What common backtesting pitfalls mislead crypto trading strategy performance?

Backtests are valuable but easily misleading in crypto because historical fit does not guarantee future performance. Academic and industry experts document recurring errors that inflate apparent edge and hide risks. Marcos López de Prado at Cornell University describes how repeated mining for the best parameters creates spurious profitability, while Halbert White at UC San Diego developed statistical checks to correct for data-snooping that otherwise produces overstated significance. Andrew Lo at MIT emphasizes that financial environments change, so past relationships often decay or reverse.

Common statistical pitfalls

The biggest statistical trap is overfitting, where a model captures noise rather than signal. Exhaustive parameter searches and many strategy variants increase the chance of false discoveries. López de Prado recommends methods like the Deflated Sharpe Ratio and purged cross-validation to estimate realistic performance after multiple tests. Relatedly, data-snooping occurs when the same dataset informs both model selection and backtest evaluation, producing illusory returns. Small sample sizes and short histories for new tokens amplify variance and make conventional significance tests unreliable. Survivorship bias and look-ahead bias also distort results when historical datasets exclude delisted tokens or use future information that would not have been available at trade time.

Market structure and execution pitfalls

Crypto markets are fragmented, operate 24/7, and vary widely by jurisdiction, creating execution challenges that many backtests ignore. Failure to model transaction costs, exchange fees, on-chain gas costs, and market impact turns theoretical profits into losses once realistic trading occurs. Slippage is often non-linear in illiquid tokens, and price gaps during exchange outages or withdrawals can wipe out strategies calibrated on continuous, idealized ticks. Territorial differences in regulation and prevalence of wash trading mean that volume and liquidity reported on some venues can be misleading, introducing false liquidity assumptions.

Consequences of these pitfalls include unexpected drawdowns, capital loss for traders who deploy over-optimized rules, and reputational damage for funds.
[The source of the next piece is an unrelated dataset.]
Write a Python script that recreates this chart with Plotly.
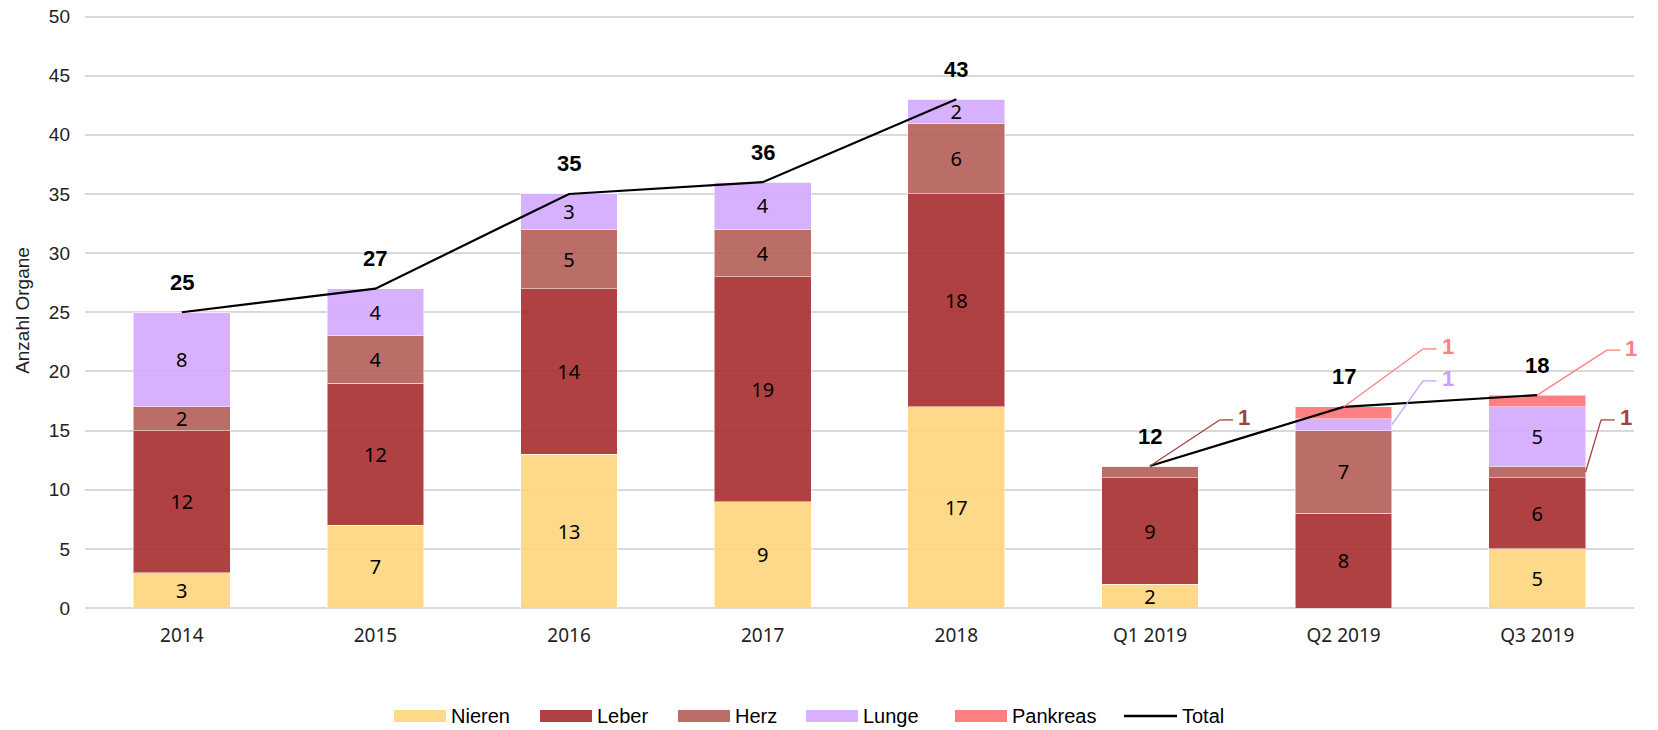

Mitigations supported by the literature include rigorous out-of-sample validation, walk-forward testing, bootstrapped reality checks as proposed by Halbert White, conservative cost and impact modeling, and stress testing across market regimes as advocated by Andrew Lo. Recognizing cultural and territorial nuance in crypto markets, including exchange integrity and environmental costs of high-frequency on-chain activity, improves the realism of backtests and reduces the gap between historical simulation and live performance.